Anyhow, one thing certain about the next century is that it will be wired, networked and global. Because national borders will be unable to block the flow of information and innovation, the societies that thrive will be those that are comfortable with the free flow of services, goods and ideas.

Surely we are agreed that two paramount issues that the new century will have to deal with are:

To what extent should we trade off our environment for our economy?
How should the advancement of a secular global mentality make room for God?
Please glimpse at these population and environment issues awaiting your grandchildren and their children in the new century:
- The world population today is 5.9 billion compared to 1.6 billion in 1900. In the U.S. age 65 and over account for 13% of its population.
- There will be one billion automobiles in use by 2021.
- There has been a 70 percent increase in Third World "greenhouse" gas emissions in the past decade.
- More than 50 acres of the world's precious forests will be lost per minute.
- Fifty percent of our small planet's known primate species will be threatened with extinction.
Before we begin the questions, I must warn against these two urgent, life and death problems:
1. The growing threat that terrorists pose with home made bombs (like the one used at Oklahoma) and miniaturized plastic devices etc of devastating power.
2. The horrendous implications of the proliferation of atomic, biological and chemical weapons, about which much more should be done in the frightening wake of Chernobyl.
However, being an optimist I will end on an encouraging note. There is cause for hope. Human endeavor and the instinct for survival will combine with technological, scientific and medical advances to 'overcome'. Despite Spengler's prediction, technics will not master man.

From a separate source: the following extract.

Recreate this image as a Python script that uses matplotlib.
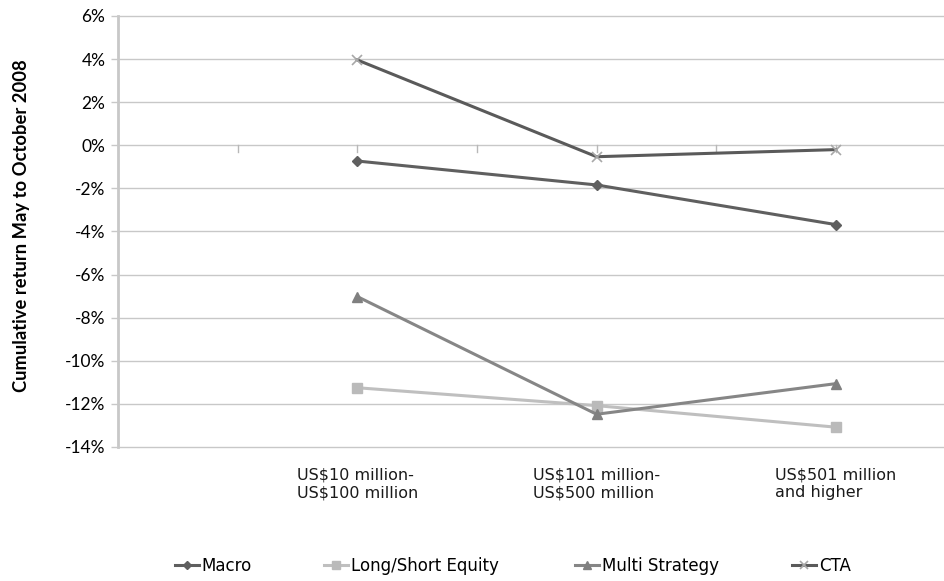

Every generation thinks its problems are unbearable. They are not. Let us stick to our fundamental values, which are sound and healthy. Above all, remember that the human factor in politics, economics and personal relationships is what counts and does make a difference. Let us do the right thing and our best. No one can do more.

So what for me are the lessons of this 40-year journey around world diplomacy?

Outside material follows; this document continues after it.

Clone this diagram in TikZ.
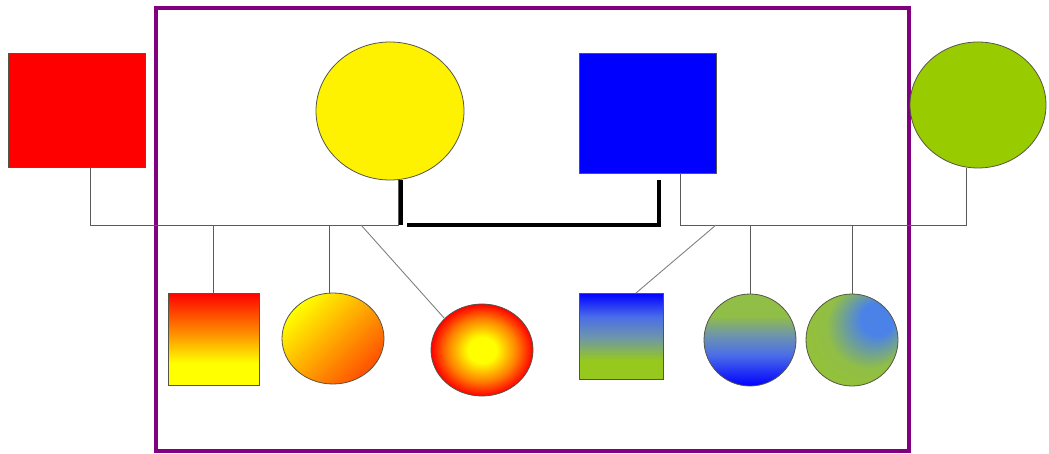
\documentclass[tikz,border=0pt]{standalone}
\usetikzlibrary{shapes.geometric}
\definecolor{leafgreen}{RGB}{153,204,0}
\definecolor{framepurple}{RGB}{128,0,128}
\definecolor{rimgray}{RGB}{85,85,70}
\definecolor{linegray}{RGB}{90,90,90}
\definecolor{sunorange}{RGB}{255,150,0}
\definecolor{grassgreen}{RGB}{150,200,30}
\definecolor{mossgreen}{RGB}{145,190,70}
\definecolor{dustblue}{RGB}{110,150,170}
\definecolor{paleblue}{RGB}{75,110,232}
\definecolor{skyblue}{RGB}{75,130,232}
% shadings for the children
\pgfdeclareverticalshading{redsun}{100bp}{color(0bp)=(yellow); color(37bp)=(yellow); color(52bp)=(sunorange); color(75bp)=(red); color(100bp)=(red)}
\pgfdeclareverticalshading{bluegrass}{100bp}{color(0bp)=(grassgreen); color(36bp)=(grassgreen); color(49bp)=(dustblue); color(61bp)=(paleblue); color(75bp)=(blue); color(100bp)=(blue)}
\pgfdeclareverticalshading{grassblue}{100bp}{color(0bp)=(blue); color(25bp)=(blue); color(42bp)=(paleblue); color(53bp)=(dustblue); color(63bp)=(mossgreen); color(75bp)=(mossgreen); color(100bp)=(mossgreen)}
\pgfdeclareradialshading{ember}{\pgfpoint{0bp}{0bp}}{color(0bp)=(yellow); color(7bp)=(yellow); color(17bp)=(orange); color(25bp)=(red); color(50bp)=(red)}
\pgfdeclareradialshading{skyspot}{\pgfpoint{17bp}{14bp}}{color(0bp)=(skyblue); color(9bp)=(skyblue); color(23bp)=(mossgreen); color(50bp)=(grassgreen)}
\begin{document}
\begin{tikzpicture}[x=1pt,y=-1pt,
    person/.style={draw=rimgray,line width=0.8pt,inner sep=0pt,outer sep=0pt},
    male/.style={person,rectangle},
    female/.style={person,ellipse},
    kin/.style={draw=linegray,line width=0.9pt},
    kinlight/.style={draw=gray,line width=0.9pt},
    marriage/.style={draw=black,line width=3.5pt}]
    \useasboundingbox (0,0) rectangle (1049,454);
    \draw[framepurple,line width=4pt] (156,8) rectangle (909,451);
    % parents
    \node[male,fill=red,minimum width=137pt,minimum height=114pt] (red) at (76.5,110) {};
    \node[female,fill=yellow,minimum width=148pt,minimum height=138pt] (yellow) at (390,111) {};
    \node[male,fill=blue,minimum width=137pt,minimum height=120pt] (blue) at (647.5,113) {};
    \node[female,fill=leafgreen,minimum width=136pt,minimum height=126pt] (green) at (978,105) {};
    % children
    \node[male,shading=redsun,minimum width=91pt,minimum height=92pt] (c1) at (213.5,339) {};
    \node[female,top color=yellow,middle color={rgb,255:red,255;green,200;blue,0},bottom color={rgb,255:red,255;green,80;blue,0},shading angle=45,minimum width=102pt,minimum height=91pt] (c2) at (333,338.5) {};
    \node[female,shading=ember,minimum width=102pt,minimum height=92pt] (c3) at (482,350) {};
    \node[male,shading=bluegrass,minimum width=84pt,minimum height=86pt] (c4) at (621,336) {};
    \node[female,shading=grassblue,minimum width=92pt,minimum height=92pt] (c5) at (750,340) {};
    \node[female,shading=skyspot,minimum width=92pt,minimum height=92pt] (c6) at (852,340) {};
    % junctions
    \coordinate (ljoin) at (398,225);
    \coordinate (rjoin) at (680,225);
    \coordinate (lsplit) at (361,225);
    \coordinate (rsplit) at (716,225);
    \coordinate (wed) at (407,225);
    \coordinate (ym) at ([xshift=11pt]yellow.south);
    \coordinate (bm) at ([xshift=11.5pt,yshift=-7pt]blue.south);
    % families
    \draw[kin] ([xshift=13.5pt]red.south) |- (ljoin) -- (ljoin |- yellow.south);
    \draw[kin] (blue.south -| rjoin) -- (rjoin) -| ([xshift=-12pt]green.south);
    \draw[marriage] (ym) -- (ym |- ljoin);
    \draw[marriage] (wed) -| (bm);
    \draw[kin] (c1.north) -- (c1.north |- ljoin);
    \draw[kin] ([xshift=-4pt]c2.north) -- ([xshift=-4pt]c2.north |- ljoin);
    \draw[kinlight] (lsplit) -- (c3.140);
    \draw[kinlight] (rsplit) -- ([xshift=15pt]c4.north);
    \draw[kin] (c5.north) -- (c5.north |- rjoin);
    \draw[kin] (c6.north) -- (c6.north |- rjoin);
\end{tikzpicture}
\end{document}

In the unpredictable course of international happenings, let us take the Buddha's "middle path" of moderation in all things, including moderation itself.

When things look too awful and insoluble in the short term be patient, have a long attention span and remember T.S. Eliot's advice:

"Teach us to care and not to care.
Teach us to sit still."
And, since no Man is an Island, we should on the personal level, recall Ezra Pound's words: "...nothing matters but the quality of the affection -- in the end -- that has carved the trace in the mind..."

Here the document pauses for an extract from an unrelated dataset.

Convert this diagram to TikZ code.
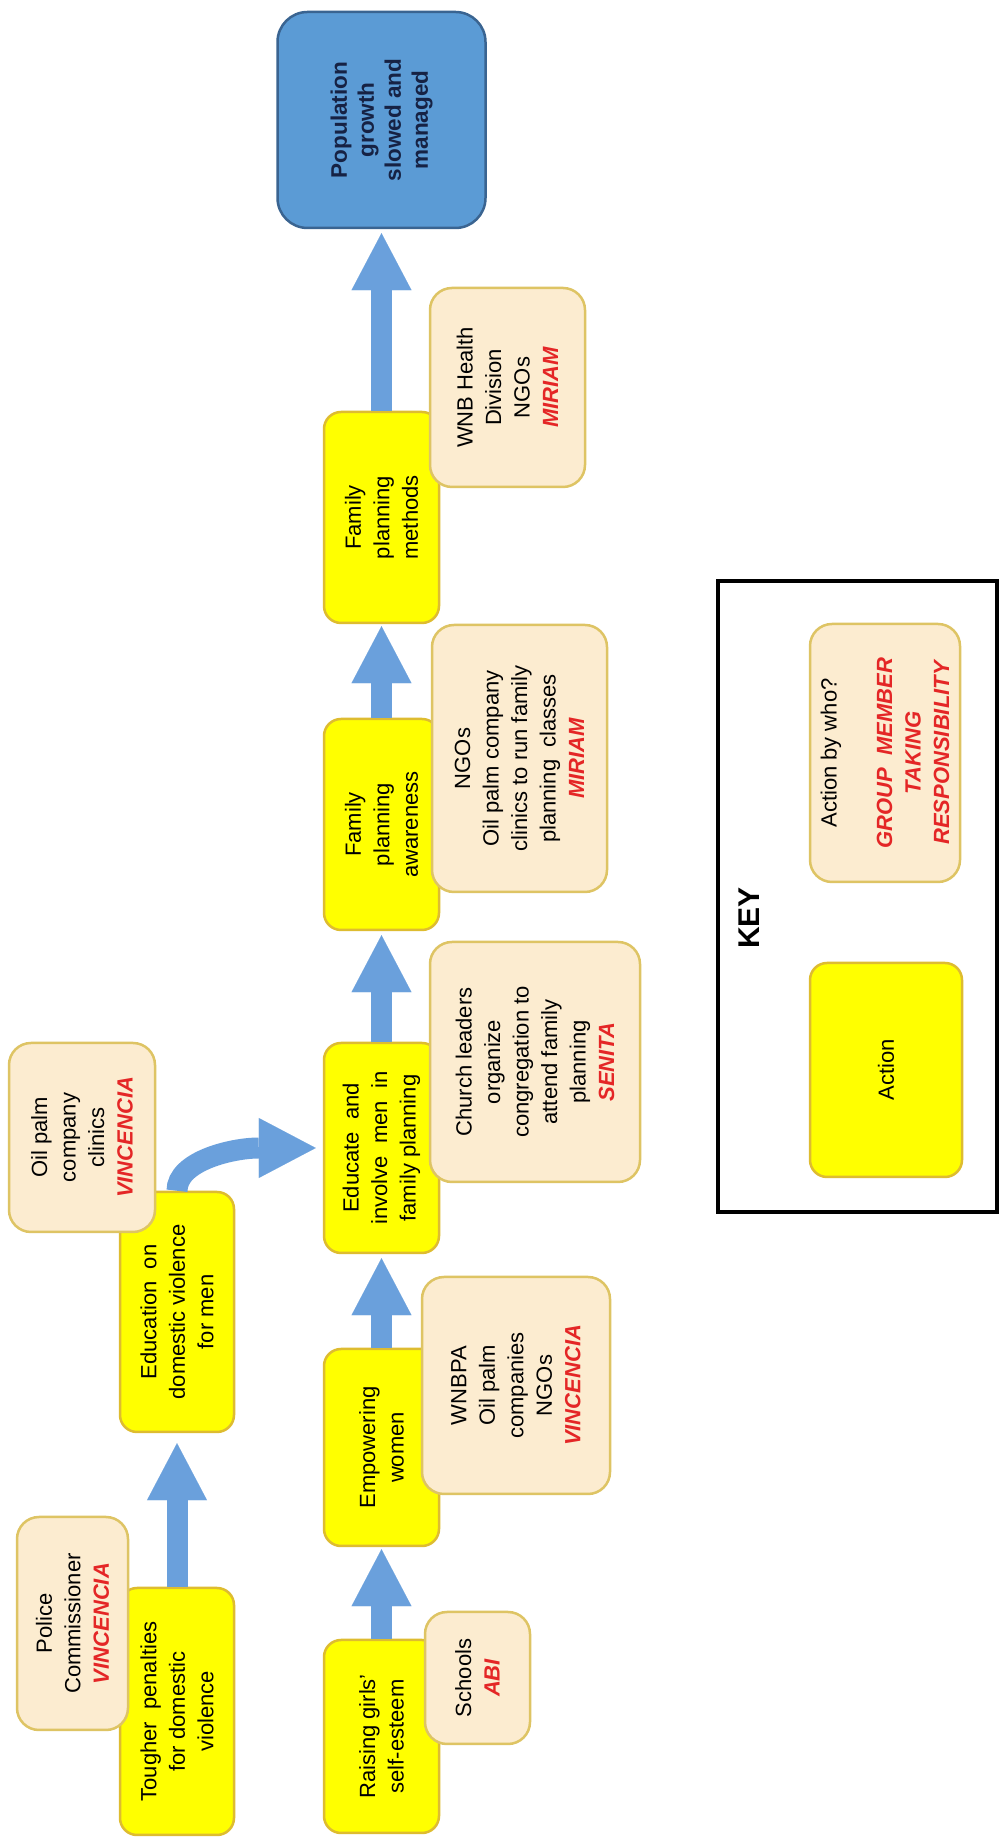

Because a main part of this talk concerned the media in the English speaking world, please let Winston Churchill have the last word:

An editor once had the temerity to correct a Churchillian sentence on the grounds that he should not have ended it with a preposition. Churchill scribbled a note of his own: "This is the sort of English up with which I will not put."

Thanks for putting up with me and listening so patiently.

Now, I hope you will put frank and probing questions and we will try and come up with some answers.



[Mohsin Ali, World War II air force officer, joined Reuters headquarters, London, in 1948, and as diplomatic correspondent covered virtually every major world event until his retirement in 1980 when he was made an Officer of the Order of the British Empire (O.B.E.) by Queen Elizabeth. He then joined The Times of London bureau in Washington, and retired to Pinehurst, NC. He is an invited speaker at universities, social and professional organizations.]